Cooley and other directors did not respond to requests for comment from IBJ. The others are San Antonio attorney Kenneth Cooper, retired Rite Aid executive Jim Mastrian and Ruth Person, a former chancellor of Indiana University Kokomo who’s now a professor of management at the University of Michigan-Flint.

Biglari, who as a policy does not speak with the media, also did not respond to a request for comment.

Losing its way

Steak n Shake’s troubles aren’t unique. A restaurant recession has gripped the industry in recent years, spurring a spate of bankruptcies.

But industry observers say Steak n Shake ultimately hurt itself by scrimping on restaurant upgrades when times were good and by its unflinching devotion to low costs, which franchisees say left them so pinched that the dining experience suffered.

A lawsuit filed in April 2018 by a Virginia Beach, Virginia, franchisee charges that Steak n Shake forced it to adhere to such low menu prices that all nine of its restaurants were losing money.

Biglari remains a devotee to low prices. As he wrote in his annual letter to shareholders in February 2018, “We are subscribing to Henry Ford’s motto: ‘To make money, make quantity.’”

The company did try to push a higher-end offering, the Prime Steakburger, which rolled out in August 2017.

But Steak n Shake soon doubled down on low prices. Last December, it launched a new menu featuring four meals with four items for $4. One choice was a double steakburger with cheese, fries, a cookie and one other side—more fries, coleslaw, applesauce, baked beans, cup of soup or cup of chili.

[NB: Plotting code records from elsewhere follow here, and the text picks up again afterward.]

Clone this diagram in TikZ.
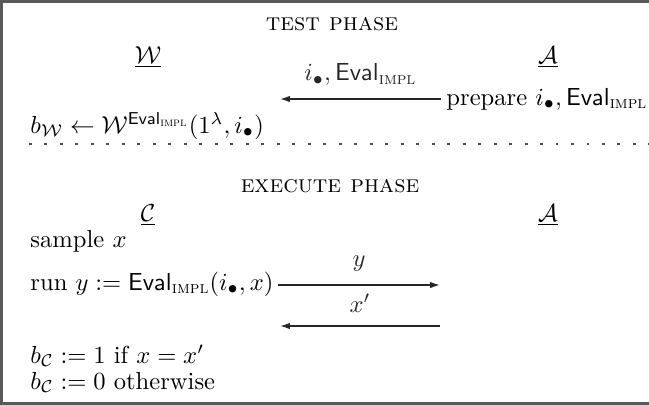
\documentclass[tikz,border=0pt]{standalone}
\usepackage{amsmath}
\usepackage{amssymb}
\usetikzlibrary{arrows.meta, positioning}
\newcommand{\evalimpl}{\mathsf{Eval}_{\text{\textsc{impl}}}}

\begin{document}
\begin{tikzpicture}[
  x=0.0143cm, y=-0.0143cm,
  frame/.style={draw=black!65, line width=0.9pt},
  phase/.style={anchor=base, font=\scshape},
  party/.style={anchor=base},
  stmt/.style={anchor=base west, inner sep=0pt},
  msg/.style={-{Latex[length=4pt, width=2.6pt]}, semithick, color=black!85},
  sep/.style={line width=1.2pt, dash pattern=on 1.2pt off 5.1pt, color=black!70}
]

% Frame (open on the right)
\useasboundingbox (0,0) rectangle (649,405);
\draw[frame] (649,1.5) -- (1.5,1.5) -- (1.5,403.5) -- (649,403.5);

% Test phase
\node[phase] (tphase) at (332,30) {test phase};
\node[party] (w) at (148,63) {$\underline{\mathcal{W}}$};
\node[party] (a1) at (548,63) {$\underline{\mathcal{A}}$};
\node[stmt] (prep) at (446,105) {prepare $i_\bullet, \evalimpl$};
\coordinate (wIn) at (280,99);
\node[stmt] (bw) at (30,133) {$b_{\mathcal{W}} \leftarrow \mathcal{W}^{\evalimpl}(1^\lambda, i_\bullet)$};

% Separator
\coordinate (sepL) at (29,144);
\coordinate (sepR) at (649,144);
\draw[sep] (sepL) -- (sepR);

% Execute phase
\node[phase] (ephase) at (330,192) {execute phase};
\node[party] (c) at (148,221) {$\underline{\mathcal{C}}$};
\node[party] (a2) at (548,221) {$\underline{\mathcal{A}}$};
\node[stmt] (sample) at (30,247) {sample $x$};
\node[stmt] (run) at (30,290) {run $y := \evalimpl(i_\bullet, x)$};
\coordinate (aIn) at (440,285);
\coordinate (aOut) at (440,326);
\coordinate (cIn) at (280,326);
\node[stmt] (bc1) at (30,363) {$b_{\mathcal{C}} := 1$ if $x = x'$};
\node[stmt] (bc0) at (30,389) {$b_{\mathcal{C}} := 0$ otherwise};

% Messages
\draw[msg] (prep.west |- wIn) ++(-5,0) -- node[above=2pt] {$i_\bullet, \evalimpl$} (wIn);
\draw[msg] (run.east |- aIn) ++(4,0) -- node[above=2pt] {$y$} (aIn);
\draw[msg] (aOut) -- node[above=2pt] {$x'$} (cIn);

\end{tikzpicture}
\end{document}
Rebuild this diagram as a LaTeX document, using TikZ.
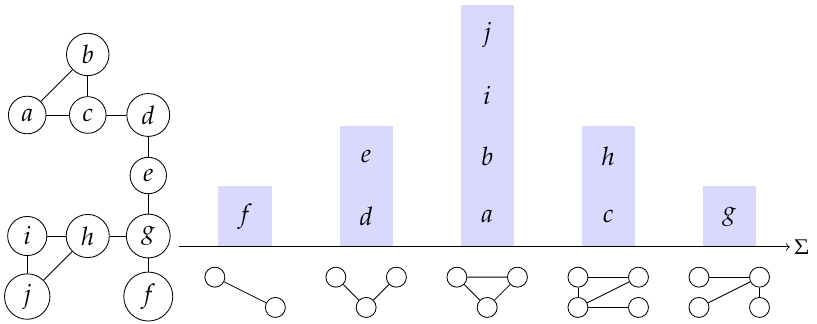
\documentclass[tikz,border=0pt]{standalone}
\usepackage{mathpazo}

\begin{document}
\begin{tikzpicture}[
        font=\large,
        vertex/.style={draw, circle, minimum size=0.58cm},
        small vertex/.style={draw, circle, minimum size=0.33cm, inner sep=0pt},
        bar fill/.style={fill=blue!15},
    ]

    \useasboundingbox (-2.05,-1.26) rectangle (11.45,4.08);

    % The graph on the left
    \begin{scope}[shift={(-1.6,-0.82)}]
        \node[vertex] (a) at (0,3) {$a$};
        \node[vertex] (b) at (1,4) {$b$};
        \node[vertex] (c) at (1,3) {$c$};
        \node[vertex] (d) at (2,3) {$d$};
        \node[vertex] (e) at (2,2) {$e$};
        \node[vertex] (g) at (2,1) {$g$};
        \node[vertex] (h) at (1,1) {$h$};
        \node[vertex] (i) at (0,1) {$i$};
        \node[vertex] (j) at (0,0) {$j$};
        \node[vertex] (f) at (2,0) {$f$};
    \end{scope}

    \foreach \u/\v in {a/b, a/c, b/c, c/d, d/e, e/g, g/h, h/i, i/j, h/j, g/f} {
        \draw (\u) -- (\v);
    }

    % Bars with the vertex labels stacked in them
    \foreach \stack/\n [count=\k] in {{f}/1, {d,e}/2, {a,b,i,j}/4, {c,h}/2, {g}/1} {
        \fill[bar fill] (2*\k-0.44,0) rectangle ++(0.88,\n);
        \foreach \lbl [count=\r] in \stack {
            \node (cell-\k-\r) at (2*\k, \r-0.5) {$\lbl$};
        }
    }

    % Axis
    \coordinate (axis start) at (0.9,0);
    \coordinate (axis end) at (11,0);
    \draw[->] (axis start) -- (axis end);
    \node[anchor=west, inner sep=2pt, font=\normalsize] (sigma) at (axis end) {$\Sigma$};

    % Small graphs below the axis
    \begin{scope}[shift={(2,0)}]
        \node[small vertex] (p1-1) at (-0.5,-0.5) {};
        \node[small vertex] (p1-2) at (0.5,-1) {};
    \end{scope}
    \draw (p1-1) -- (p1-2);

    \begin{scope}[shift={(4,0)}]
        \node[small vertex] (p2-1) at (-0.5,-0.5) {};
        \node[small vertex] (p2-2) at (0,-1) {};
        \node[small vertex] (p2-3) at (0.5,-0.5) {};
    \end{scope}
    \draw (p2-1) -- (p2-2) -- (p2-3);

    \begin{scope}[shift={(6,0)}]
        \node[small vertex] (p3-1) at (-0.5,-0.5) {};
        \node[small vertex] (p3-2) at (0,-1) {};
        \node[small vertex] (p3-3) at (0.5,-0.5) {};
    \end{scope}
    \draw (p3-1) -- (p3-2) -- (p3-3) -- (p3-1);

    \begin{scope}[shift={(8,0)}]
        \node[small vertex] (p4-1) at (-0.5,-0.5) {};
        \node[small vertex] (p4-2) at (0.5,-0.5) {};
        \node[small vertex] (p4-3) at (-0.5,-1) {};
        \node[small vertex] (p4-4) at (0.5,-1) {};
    \end{scope}
    \draw (p4-1) -- (p4-2);
    \draw (p4-1) -- (p4-3);
    \draw (p4-3) -- (p4-2);
    \draw[semithick] (p4-3) -- (p4-4);

    \begin{scope}[shift={(10,0)}]
        \node[small vertex] (p5-1) at (-0.5,-0.5) {};
        \node[small vertex] (p5-2) at (0.5,-0.5) {};
        \node[small vertex] (p5-3) at (-0.5,-1) {};
        \node[small vertex] (p5-4) at (0.5,-1) {};
    \end{scope}
    \draw (p5-1) -- (p5-2) -- (p5-4);
    \draw (p5-3) -- (p5-2);

\end{tikzpicture}
\end{document}
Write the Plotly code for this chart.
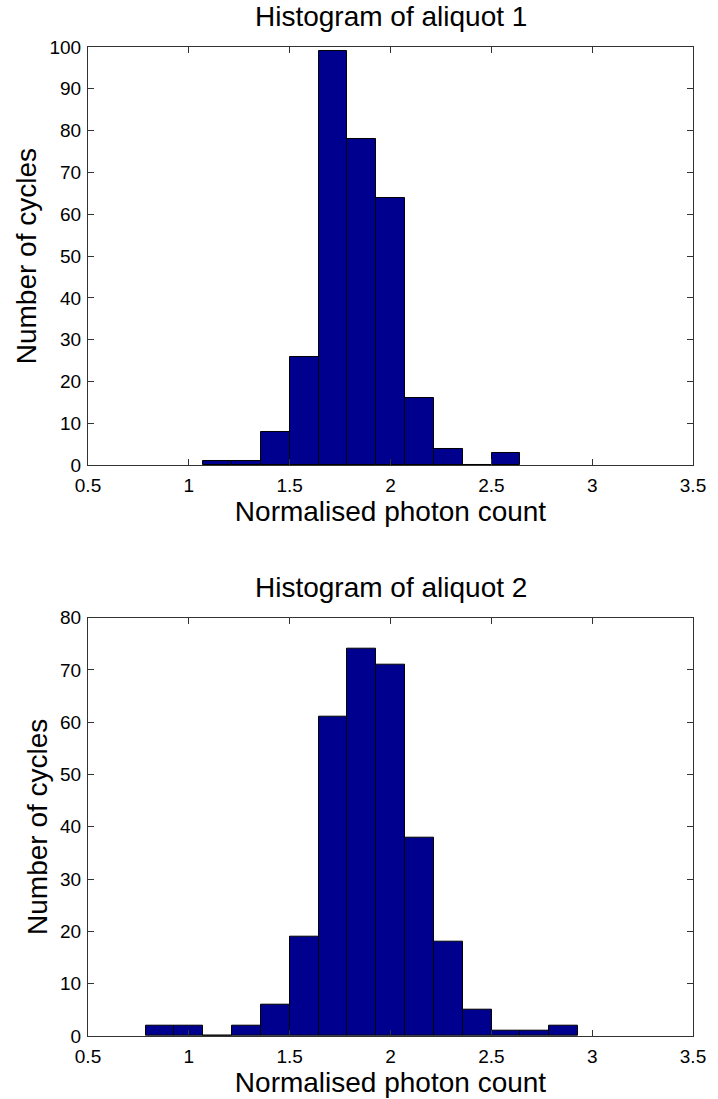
import plotly.graph_objects as go

# ---- data ----
bin_width = 0.143
centers_1 = [1.143, 1.286, 1.429, 1.572, 1.715, 1.858, 2.001, 2.144, 2.287, 2.430, 2.573]
counts_1 = [1, 1, 8, 26, 99, 78, 64, 16, 4, 0, 3]

centers_2 = [0.857, 1.000, 1.143, 1.286, 1.429, 1.572, 1.715, 1.858, 2.001, 2.144,
             2.287, 2.430, 2.573, 2.716, 2.859]
counts_2 = [2, 2, 0, 2, 6, 19, 61, 74, 71, 38, 18, 5, 1, 1, 2]

titles = ["Histogram of aliquot 1", "Histogram of aliquot 2"]
x_label = "Normalised photon count"
y_label = "Number of cycles"
x_ticks = [0.5, 1, 1.5, 2, 2.5, 3, 3.5]
x_tick_text = ["0.5", "1", "1.5", "2", "2.5", "3", "3.5"]
y_ticks_1 = list(range(0, 101, 10))
y_ticks_2 = list(range(0, 81, 10))

BAR = "#00008F"
AX = "#333333"
FONT = "Liberation Sans, Arial, sans-serif"

fig = go.Figure()
fig.add_trace(go.Bar(x=centers_1, y=counts_1, width=bin_width, marker=dict(color=BAR, line=dict(color="black", width=1)),
                     xaxis="x", yaxis="y", showlegend=False))
fig.add_trace(go.Bar(x=centers_2, y=counts_2, width=bin_width, marker=dict(color=BAR, line=dict(color="black", width=1)),
                     xaxis="x2", yaxis="y2", showlegend=False))

W, H = 718, 1099
ml, mr, mt, mb = 88, 14, 46, 59
ph = H - mt - mb
top1, bot1 = 47, 467
top2, bot2 = 620, 1040
def frac(px):
    return (H - mb - px) / ph

common_x = dict(range=[0.5, 3.5], tickvals=x_ticks, ticktext=x_tick_text, ticks="inside", ticklen=6,
                tickcolor=AX, linecolor=AX, linewidth=1, mirror="ticks", showgrid=False, zeroline=False,
                ticklabelstandoff=3,
                tickfont=dict(family=FONT, size=19, color="black"),
                title=dict(text=x_label, font=dict(family=FONT, size=28, color="black"), standoff=1))
common_y = dict(ticks="inside", ticklen=6, tickcolor=AX, linecolor=AX, linewidth=1, mirror="ticks",
                showgrid=False, zeroline=False, tickfont=dict(family=FONT, size=19, color="black"),
                ticklabelstandoff=2,
                title=dict(text=y_label, font=dict(family=FONT, size=28, color="black"), standoff=4))

fig.update_layout(
    width=W, height=H, margin=dict(l=ml, r=mr, t=mt, b=mb),
    paper_bgcolor="white", plot_bgcolor="white", bargap=0,
    xaxis=dict(domain=[0, 1], anchor="y", **common_x),
    yaxis=dict(domain=[frac(bot1), frac(top1)], anchor="x", range=[0, 100], tickvals=y_ticks_1, **common_y),
    xaxis2=dict(domain=[0, 1], anchor="y2", **common_x),
    yaxis2=dict(domain=[frac(bot2), frac(top2)], anchor="x2", range=[0, 80], tickvals=y_ticks_2, **common_y),
)
for t, top in zip(titles, [top1, top2]):
    fig.add_annotation(text=t, xref="paper", yref="paper", x=0.5, y=frac(top), xanchor="center", yanchor="middle",
                       yshift=30, showarrow=False, font=dict(family=FONT, size=28, color="black"))

fig.write_html("out.html")
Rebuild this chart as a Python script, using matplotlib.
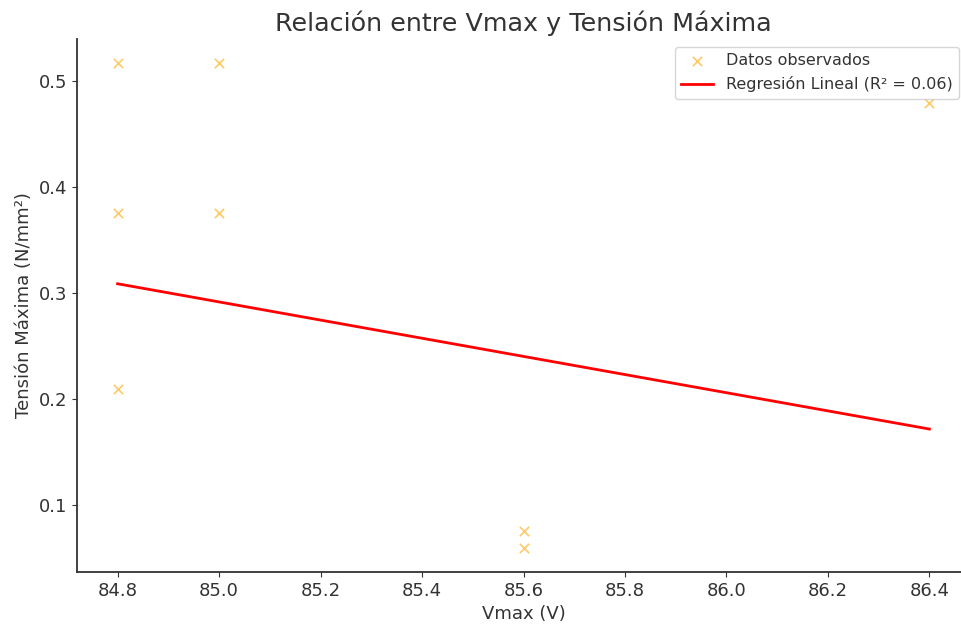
import numpy as np
import matplotlib.pyplot as plt

# datos
vmax = [84.8, 85.0, 84.8, 85.0, 84.8, 85.6, 85.6, 86.4]
tension = [0.517, 0.517, 0.376, 0.376, 0.210, 0.0755, 0.060, 0.479]

# recta de regresion (extremos)
fit_x = [84.8, 86.4]
fit_y = [0.309, 0.172]
r2 = 0.06

plt.rcParams['text.color'] = '#333333'
plt.rcParams['axes.labelcolor'] = '#333333'
plt.rcParams['xtick.color'] = '#333333'
plt.rcParams['ytick.color'] = '#333333'

fig = plt.figure(figsize=(9.62, 6.26), dpi=100)
ax = fig.add_axes([77/962, 54/626, (970-77)/962, 533/626])

ax.scatter(vmax, tension, marker='x', color='orange', alpha=0.6, s=45,
           linewidths=1.2, label="Datos observados")
ax.plot(fit_x, fit_y, color='red', linewidth=2,
        label=f"Regresión Lineal (R² = {r2:.2f})")

ax.set_xlim(84.72, 86.48)
ax.set_ylim(0.0372, 0.5398)
ax.set_xticks(np.arange(84.8, 86.41, 0.2))
ax.set_yticks([0.1, 0.2, 0.3, 0.4, 0.5])
ax.tick_params(labelsize=13)

ax.set_xlabel("Vmax (V)", fontsize=13)
ax.set_ylabel("Tensión Máxima (N/mm²)", fontsize=13)
ax.set_title("Relación entre Vmax y Tensión Máxima", fontsize=18.3)

ax.spines['top'].set_visible(False)
ax.spines['right'].set_visible(False)
for s in ['left', 'bottom']:
    ax.spines[s].set_linewidth(1.3)
    ax.spines[s].set_color('#333333')

ax.legend(loc='upper right', fontsize=11.5, bbox_to_anchor=(0.997, 1.0))

fig.savefig("out.png", dpi=100)
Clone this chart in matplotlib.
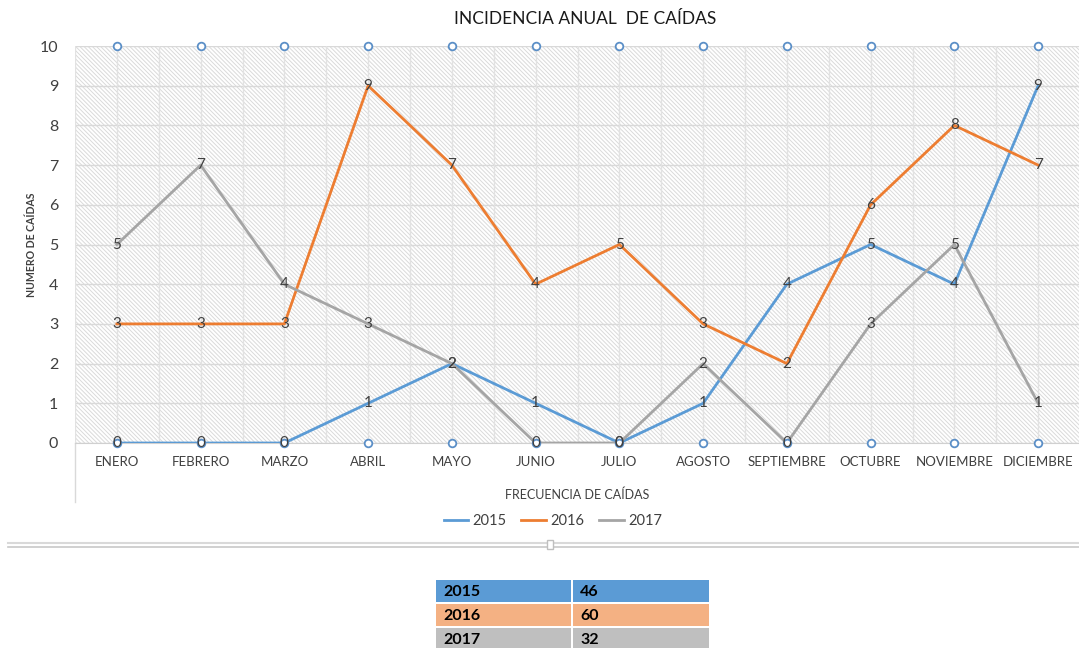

Other observers say Steak n Shake went awry by overly expanding its menu and losing sight of the importance of superior customer service. As one commenter wrote in response to an IBJ online story, “SnS was never designed to be a Denny’s, much less an ultra-cheapo Denny’s. Nor was it ever supposed to handle a drive thru with speed like a Taco Bell.”

In an email to IBJ, Ron Pratt, who decades ago served as a Steak n Shake district manager, said those complaints are on target.

“I am afraid Steak n Shake is on a failure path,” he wrote.•

This story has been updated to note that the Biglari license agreement was canceled in March.